Is it just my imagination (running away with me) or are two legendary Motown groups performing in Savannah this week? Well, you’ll be on “Cloud 9” to know that The Temptations and The Four Tops are bringing a trunk load of unforgettable hits Ma7 6 to the Johnny Mercer Theatre.
The Temptations and The Four Tops are foundations of the history of Motown, R&B, and popular music in general. There are dozens of hits between the two groups that span over four decades. Both acts were inducted into the Rock & Roll Hall of Fame.

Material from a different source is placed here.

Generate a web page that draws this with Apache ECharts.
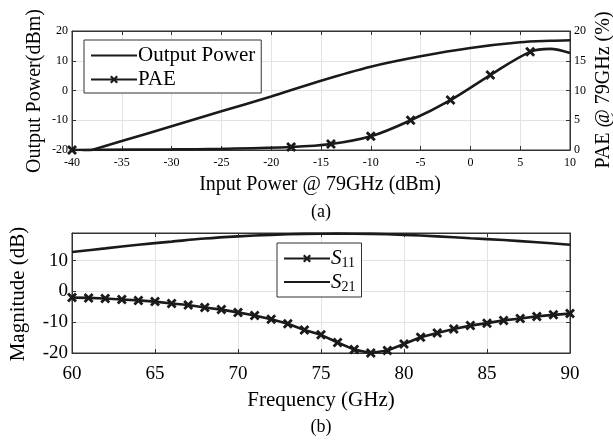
<!DOCTYPE html>
<html><head><meta charset="utf-8">
<script src="https://cdn.jsdelivr.net/npm/echarts@6/dist/echarts.min.js"></script>
<style>html,body{margin:0;padding:0;background:#fff}#c{width:613px;height:444px}</style>
</head><body><div id="c"></div>
<script>
// ---- Data: plot (a)
const pinX = [-40, -35, -30, -25, -20, -15, -10, -5, 0, 5, 8, 10];
const poutY = [-22, -17, -12, -7, -2, 3.3, 8, 11.5, 14.3, 16.2, 16.7, 16.9];
const paeX = [-40, -30, -25, -18, -14, -10, -6, -2, 2, 6, 8, 10];
const paeY = [0, 0.1, 0.2, 0.5, 1.0, 2.3, 5.0, 8.4, 12.6, 16.5, 17.0, 16.3];
const paeMarked = [true, false, false, true, true, true, true, true, true, true, false, false];
const xTicksA = [-40, 10, 5];
// ---- Data: plot (b)
const freq = [60,61,62,63,64,65,66,67,68,69,70,71,72,73,74,75,76,77,78,79,80,81,82,83,84,85,86,87,88,89,90];
const s11 = [-2,-2.1,-2.3,-2.6,-2.9,-3.3,-3.9,-4.4,-5.2,-5.9,-6.8,-7.8,-9.0,-10.5,-12.5,-14.1,-16.6,-18.9,-20,-19.2,-17.1,-14.9,-13.5,-12.2,-11.1,-10.3,-9.4,-8.8,-8.1,-7.6,-7.2];
const s21F = [60,62,64,66,68,70,72,74,76,78,80,82,84,86,88,90];
const s21 = [12.8,14,15.2,16.2,17.2,17.9,18.4,18.7,18.8,18.7,18.4,17.9,17.3,16.7,16,15.2];

const C = '#1a1a1a';
const FONT = 'Liberation Serif';
const XMARK = 'path://M0,2 L2,0 L5,3 L8,0 L10,2 L7,5 L10,8 L8,10 L5,7 L2,10 L0,8 L3,5 Z';
const gridLine = {show:true, lineStyle:{color:'#e3e3e3', width:1}};
const axLine = {show:true, onZero:false, lineStyle:{color:'#333', width:1}};
const tick = {show:true, inside:true, length:4, lineStyle:{color:'#333'}};

function axisX(gi, min, max, interval, fs, top, margin) {
  return {type:'value', gridIndex:gi, min, max, interval, position: top?'top':'bottom',
    axisLine: axLine, axisTick: tick, splitLine: top?{show:false}:gridLine,
    axisLabel: top?{show:false}:{color:'#000', fontFamily:FONT, fontSize:fs, margin}};
}
function axisY(gi, min, max, interval, fs, right, labels, grid) {
  return {type:'value', gridIndex:gi, min, max, interval, position: right?'right':'left',
    axisLine: axLine, axisTick: tick, splitLine: grid?gridLine:{show:false},
    axisLabel: labels?{color:'#000', fontFamily:FONT, fontSize:fs, margin:4, showMaxLabel: max % interval === 0}:{show:false}};
}

const paeData = paeX.map((x,i)=> paeMarked[i] ? [x, paeY[i]] : {value:[x, paeY[i]], symbol:'none'});
const legendText = {fontFamily:FONT, fontSize:21, color:'#000', padding:[0,0,0,-4]};

const option = {
  animation:false,
  backgroundColor:'#fff',
  grid:[
    {left:72, right:43, top:31, height:119, show:true, borderColor:'#333', borderWidth:1},
    {left:72, right:43, top:233, height:120, show:true, borderColor:'#333', borderWidth:1}
  ],
  xAxis:[
    axisX(0, xTicksA[0], xTicksA[1], xTicksA[2], 12, false, 7),
    axisX(0, xTicksA[0], xTicksA[1], xTicksA[2], 12, true, 0),
    axisX(1, 60, 90, 5, 19, false, 12),
    axisX(1, 60, 90, 5, 19, true, 0)
  ],
  yAxis:[
    axisY(0, -20, 20, 10, 12, false, true, true),
    axisY(0, 0, 20, 5, 12, true, true, false),
    axisY(1, -20, 19, 10, 19, false, true, true),
    axisY(1, -20, 19, 10, 19, true, false, false)
  ],
  legend:[
    {data:[{name:'Output Power', itemStyle:{opacity:0}},'PAE'], left:84, top:40, orient:'vertical', itemWidth:46, itemHeight:10, itemGap:3,
     padding:[5,6,3,6], borderColor:'#333', borderWidth:1, backgroundColor:'#fff', textStyle:legendText},
    {data:['S11',{name:'S21', itemStyle:{opacity:0}}], left:277, top:243, orient:'vertical', itemWidth:46, itemHeight:10, itemGap:1,
     padding:[5,6,3,6], borderColor:'#333', borderWidth:1, backgroundColor:'#fff',
     formatter: n => n==='S11' ? '{s|S}{b|11}' : '{s|S}{b|21}',
     textStyle:Object.assign({}, legendText, {
       rich:{s:{fontFamily:FONT, fontStyle:'italic', fontSize:21, color:'#000'},
             b:{fontFamily:FONT, fontSize:14, color:'#000', verticalAlign:'bottom', padding:[10,0,0,0]}}})}
  ],
  series:[
    {name:'Output Power', type:'line', xAxisIndex:0, yAxisIndex:0, smooth:0.3, symbol:'none',
     lineStyle:{color:C, width:2.6}, itemStyle:{color:C}, data: pinX.map((x,i)=>[x,poutY[i]])},
    {name:'PAE', type:'line', xAxisIndex:0, yAxisIndex:1, smooth:0.35, symbol:XMARK, symbolSize:10, showSymbol:true,
     lineStyle:{color:C, width:2.6}, itemStyle:{color:C}, data: paeData},
    {name:'S11', type:'line', xAxisIndex:2, yAxisIndex:2, symbol:XMARK, symbolSize:10,
     lineStyle:{color:C, width:2.6}, itemStyle:{color:C}, data: freq.map((f,i)=>[f,s11[i]])},
    {name:'S21', type:'line', xAxisIndex:2, yAxisIndex:2, smooth:0.3, symbol:'none',
     lineStyle:{color:C, width:2.6}, itemStyle:{color:C}, data: s21F.map((f,i)=>[f,s21[i]])}
  ],
  graphic:[
    {type:'text', x:35, y:91, rotation:Math.PI/2, style:{text:'Output Power(dBm)', font:'20px "Liberation Serif"', fill:'#000', align:'center', verticalAlign:'middle'}},
    {type:'text', x:604, y:90, rotation:Math.PI/2, style:{text:'PAE @ 79GHz (%)', font:'20px "Liberation Serif"', fill:'#000', align:'center', verticalAlign:'middle'}},
    {type:'text', x:320, y:185, style:{text:'Input Power @ 79GHz (dBm)', font:'20px "Liberation Serif"', fill:'#000', align:'center', verticalAlign:'middle'}},
    {type:'text', x:321, y:212, style:{text:'(a)', font:'18px "Liberation Serif"', fill:'#000', align:'center', verticalAlign:'middle'}},
    {type:'text', x:18, y:294, rotation:Math.PI/2, style:{text:'Magnitude (dB)', font:'21px "Liberation Serif"', fill:'#000', align:'center', verticalAlign:'middle'}},
    {type:'text', x:321, y:400, style:{text:'Frequency (GHz)', font:'21px "Liberation Serif"', fill:'#000', align:'center', verticalAlign:'middle'}},
    {type:'text', x:321, y:427, style:{text:'(b)', font:'18px "Liberation Serif"', fill:'#000', align:'center', verticalAlign:'middle'}}
  ]
};
const chart = echarts.init(document.getElementById('c'), null, {renderer:'canvas'});
chart.setOption(option);
</script></body></html>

The Temptations are one of the most popular and successful male vocal groups of all time. The five men had silky voices, but were just as well known for their smooth dance moves and sharp fashion sense. The Temptations scored their first chart-topper in 1964 with the Smokey Robinson-penned “The Way You Do the Things You Do,” quickly followed by a string of other hits, including “My Girl,” “Growing,” “Since I lost My Baby” and “Ain’t too Proud to Beg.”

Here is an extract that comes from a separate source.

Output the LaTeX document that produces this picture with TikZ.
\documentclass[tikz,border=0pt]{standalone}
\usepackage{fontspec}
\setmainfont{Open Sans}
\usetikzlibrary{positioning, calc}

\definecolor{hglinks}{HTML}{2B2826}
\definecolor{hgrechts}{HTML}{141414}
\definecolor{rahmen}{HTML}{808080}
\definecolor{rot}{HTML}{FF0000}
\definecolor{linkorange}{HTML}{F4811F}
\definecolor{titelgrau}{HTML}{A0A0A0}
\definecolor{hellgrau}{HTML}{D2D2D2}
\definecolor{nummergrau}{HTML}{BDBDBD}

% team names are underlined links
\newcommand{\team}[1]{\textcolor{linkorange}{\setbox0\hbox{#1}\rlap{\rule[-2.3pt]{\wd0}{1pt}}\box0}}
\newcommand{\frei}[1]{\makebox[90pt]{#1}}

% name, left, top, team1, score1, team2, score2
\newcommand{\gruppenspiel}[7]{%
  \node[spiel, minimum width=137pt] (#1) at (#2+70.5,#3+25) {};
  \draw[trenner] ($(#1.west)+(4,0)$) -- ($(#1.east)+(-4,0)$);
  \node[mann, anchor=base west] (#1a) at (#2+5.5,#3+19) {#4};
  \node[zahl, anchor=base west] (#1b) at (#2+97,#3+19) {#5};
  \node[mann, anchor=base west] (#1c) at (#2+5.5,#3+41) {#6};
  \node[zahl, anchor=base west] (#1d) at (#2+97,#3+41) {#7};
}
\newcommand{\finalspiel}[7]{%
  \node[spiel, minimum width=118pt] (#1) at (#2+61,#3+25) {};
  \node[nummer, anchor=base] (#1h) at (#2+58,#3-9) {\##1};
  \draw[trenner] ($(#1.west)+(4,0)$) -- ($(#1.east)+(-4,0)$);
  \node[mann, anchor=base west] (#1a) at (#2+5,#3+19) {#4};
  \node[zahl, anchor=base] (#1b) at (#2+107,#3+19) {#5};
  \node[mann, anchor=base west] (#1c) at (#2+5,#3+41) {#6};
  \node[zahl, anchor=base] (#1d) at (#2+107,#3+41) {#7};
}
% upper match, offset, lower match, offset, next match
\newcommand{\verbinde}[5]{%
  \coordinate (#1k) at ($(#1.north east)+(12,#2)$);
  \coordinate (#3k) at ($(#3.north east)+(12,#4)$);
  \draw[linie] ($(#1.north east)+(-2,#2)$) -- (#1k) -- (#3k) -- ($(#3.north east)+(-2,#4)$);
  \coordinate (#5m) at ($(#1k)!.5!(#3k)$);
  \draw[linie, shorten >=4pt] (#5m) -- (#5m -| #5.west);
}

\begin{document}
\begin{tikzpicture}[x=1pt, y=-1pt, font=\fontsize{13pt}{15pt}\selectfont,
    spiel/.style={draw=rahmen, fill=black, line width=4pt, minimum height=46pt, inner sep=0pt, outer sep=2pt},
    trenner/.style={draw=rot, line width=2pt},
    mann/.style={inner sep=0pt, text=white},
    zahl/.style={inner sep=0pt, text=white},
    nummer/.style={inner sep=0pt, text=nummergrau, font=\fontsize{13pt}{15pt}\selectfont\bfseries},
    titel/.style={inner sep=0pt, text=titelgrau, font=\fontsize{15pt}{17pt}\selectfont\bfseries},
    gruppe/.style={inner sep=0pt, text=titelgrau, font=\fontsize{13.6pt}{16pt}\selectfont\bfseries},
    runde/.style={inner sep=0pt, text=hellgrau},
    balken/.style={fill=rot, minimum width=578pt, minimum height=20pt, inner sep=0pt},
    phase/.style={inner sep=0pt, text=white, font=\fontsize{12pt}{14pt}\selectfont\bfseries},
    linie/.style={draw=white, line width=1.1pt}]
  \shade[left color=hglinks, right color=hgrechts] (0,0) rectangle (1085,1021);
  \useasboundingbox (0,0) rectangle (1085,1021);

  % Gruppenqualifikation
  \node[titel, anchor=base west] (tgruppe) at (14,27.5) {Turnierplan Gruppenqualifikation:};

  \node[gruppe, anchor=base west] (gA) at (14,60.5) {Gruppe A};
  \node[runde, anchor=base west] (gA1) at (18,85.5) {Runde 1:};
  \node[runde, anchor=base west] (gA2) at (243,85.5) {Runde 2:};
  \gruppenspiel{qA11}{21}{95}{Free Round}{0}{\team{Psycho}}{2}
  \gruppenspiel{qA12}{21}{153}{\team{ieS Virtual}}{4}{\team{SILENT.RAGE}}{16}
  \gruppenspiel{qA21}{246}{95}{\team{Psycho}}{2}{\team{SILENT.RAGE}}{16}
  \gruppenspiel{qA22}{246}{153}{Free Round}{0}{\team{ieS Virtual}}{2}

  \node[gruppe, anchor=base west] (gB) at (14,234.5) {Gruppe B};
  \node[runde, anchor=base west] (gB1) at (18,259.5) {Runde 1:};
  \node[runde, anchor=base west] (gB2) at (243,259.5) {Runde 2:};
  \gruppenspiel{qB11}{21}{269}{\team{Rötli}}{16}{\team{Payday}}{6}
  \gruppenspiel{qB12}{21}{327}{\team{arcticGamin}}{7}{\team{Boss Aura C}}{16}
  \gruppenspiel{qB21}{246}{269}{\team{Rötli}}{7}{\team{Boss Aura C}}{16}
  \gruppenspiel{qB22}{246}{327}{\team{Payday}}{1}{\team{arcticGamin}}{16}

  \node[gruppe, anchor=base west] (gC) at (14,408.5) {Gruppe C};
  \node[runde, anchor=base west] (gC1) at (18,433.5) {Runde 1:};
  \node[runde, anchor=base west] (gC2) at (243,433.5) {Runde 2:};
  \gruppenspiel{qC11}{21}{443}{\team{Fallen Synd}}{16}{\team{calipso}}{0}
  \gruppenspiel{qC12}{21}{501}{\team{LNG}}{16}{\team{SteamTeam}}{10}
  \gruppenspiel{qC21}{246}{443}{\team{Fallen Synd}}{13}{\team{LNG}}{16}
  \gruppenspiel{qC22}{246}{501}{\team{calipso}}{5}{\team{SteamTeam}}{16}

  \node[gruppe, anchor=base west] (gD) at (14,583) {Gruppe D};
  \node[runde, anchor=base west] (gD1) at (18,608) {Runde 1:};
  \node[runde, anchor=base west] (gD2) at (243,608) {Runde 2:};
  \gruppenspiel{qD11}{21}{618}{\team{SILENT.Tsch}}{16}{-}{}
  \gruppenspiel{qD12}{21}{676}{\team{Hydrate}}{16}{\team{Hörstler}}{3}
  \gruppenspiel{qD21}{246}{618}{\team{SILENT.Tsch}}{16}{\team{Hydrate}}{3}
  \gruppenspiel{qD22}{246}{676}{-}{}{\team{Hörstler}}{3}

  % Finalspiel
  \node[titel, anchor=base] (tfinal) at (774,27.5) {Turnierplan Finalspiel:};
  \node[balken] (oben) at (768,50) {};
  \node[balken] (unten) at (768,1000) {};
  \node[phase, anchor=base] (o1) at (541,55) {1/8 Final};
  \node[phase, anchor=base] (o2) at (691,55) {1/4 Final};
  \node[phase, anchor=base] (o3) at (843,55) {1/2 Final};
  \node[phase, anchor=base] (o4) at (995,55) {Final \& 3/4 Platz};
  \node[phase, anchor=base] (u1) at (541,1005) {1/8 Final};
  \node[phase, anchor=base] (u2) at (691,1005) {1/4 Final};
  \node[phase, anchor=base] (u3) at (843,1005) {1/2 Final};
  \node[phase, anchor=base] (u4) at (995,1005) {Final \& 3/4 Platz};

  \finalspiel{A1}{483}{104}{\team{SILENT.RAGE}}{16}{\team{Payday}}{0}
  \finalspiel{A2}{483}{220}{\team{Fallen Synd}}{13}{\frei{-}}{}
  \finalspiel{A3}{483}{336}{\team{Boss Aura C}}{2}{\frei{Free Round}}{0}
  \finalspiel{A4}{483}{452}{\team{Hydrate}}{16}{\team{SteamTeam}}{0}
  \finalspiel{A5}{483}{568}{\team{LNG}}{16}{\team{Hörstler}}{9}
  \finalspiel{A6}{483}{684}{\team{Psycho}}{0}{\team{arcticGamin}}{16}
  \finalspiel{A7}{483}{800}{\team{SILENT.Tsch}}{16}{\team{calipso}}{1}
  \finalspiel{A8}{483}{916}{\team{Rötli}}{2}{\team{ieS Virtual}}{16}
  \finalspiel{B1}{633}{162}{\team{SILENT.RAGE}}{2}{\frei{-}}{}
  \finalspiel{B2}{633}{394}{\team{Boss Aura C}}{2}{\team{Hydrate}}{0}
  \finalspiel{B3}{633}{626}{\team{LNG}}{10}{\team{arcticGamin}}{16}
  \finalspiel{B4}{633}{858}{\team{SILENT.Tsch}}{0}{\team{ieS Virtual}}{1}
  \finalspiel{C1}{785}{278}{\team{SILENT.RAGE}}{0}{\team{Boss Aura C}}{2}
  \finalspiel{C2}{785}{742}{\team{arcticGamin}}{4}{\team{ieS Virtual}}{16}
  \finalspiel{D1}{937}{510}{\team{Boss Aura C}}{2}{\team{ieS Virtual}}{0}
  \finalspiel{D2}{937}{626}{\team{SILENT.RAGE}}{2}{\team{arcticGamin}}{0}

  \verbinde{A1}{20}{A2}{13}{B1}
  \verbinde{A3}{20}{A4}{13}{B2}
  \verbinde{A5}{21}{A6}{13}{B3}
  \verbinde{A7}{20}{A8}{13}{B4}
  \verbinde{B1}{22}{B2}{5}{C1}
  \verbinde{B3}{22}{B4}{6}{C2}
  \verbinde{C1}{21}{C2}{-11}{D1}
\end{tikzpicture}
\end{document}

In the late ’60s, The Temptations dropped the classy suits, donned more colorful clothes, and pioneered a funkier socio-political style of music dubbed psychedelic soul. Hits from this period include “Runaway Child,” “I Can’t Get Next to You,” “Psychedelic Shack” and “Papa Was a Rolling Stone.”
They continued to churn out hits throughout the ’70s and ’80s and in 1998, the NBC biographical miniseries “The Temptations” earned an Emmy, leading to their music hitting heavy rotation again.

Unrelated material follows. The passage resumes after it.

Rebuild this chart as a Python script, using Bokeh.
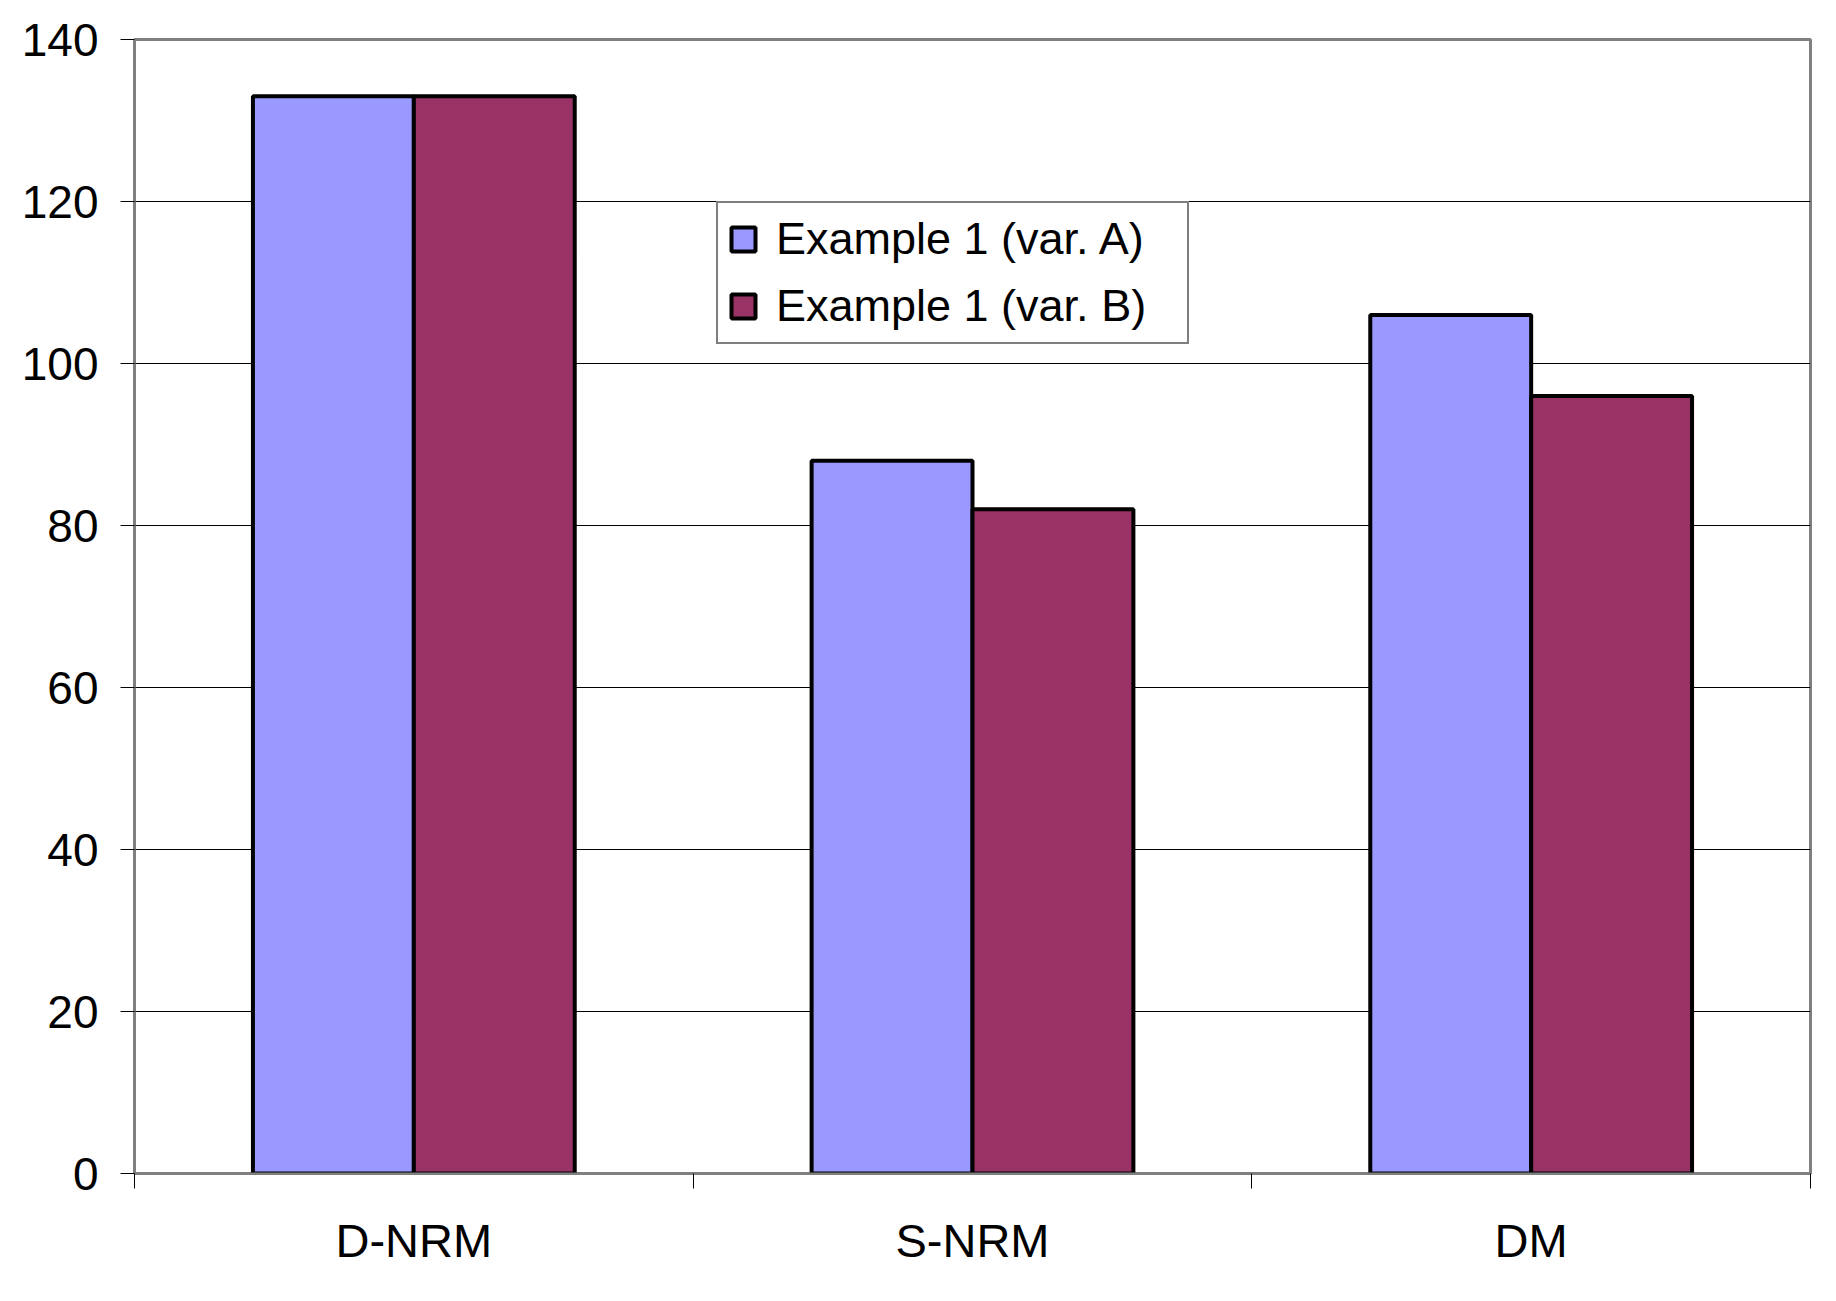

The lineup has changed over the years, but the singers have always been some of the best in the business. Amazingly, The Temptations still retain one of their founding members, baritone Otis Williams.
And just in time for Sunday’s performance, The Temptations are dropping a new album, “All The Time,” on May 4, featuring reworkings of songs by John Mayer, Sam Smith, Ed Sheeran, and The Weeknd. It is even available on limited-edition white vinyl.
The Four Tops
The Four Tops formed in 1954 and helped establish the signature Motown sound with songs like “Baby, I Need Your Loving” and “I Can’t Help Myself (Sugar Pie, Honey Bunch).”
In 1988, they recorded “Indestructible” which became the theme to that year’s Summer Olympics.
And in case you forgot, The Four Tops’ baritone, Levi Stubbs, was the voice of Audrey II in the film version of “Little Shop of Horrors.”
Although many members have passed away, founding member Abdul “Duke” Fakir is still in the group and continues to entertain audiences around the world.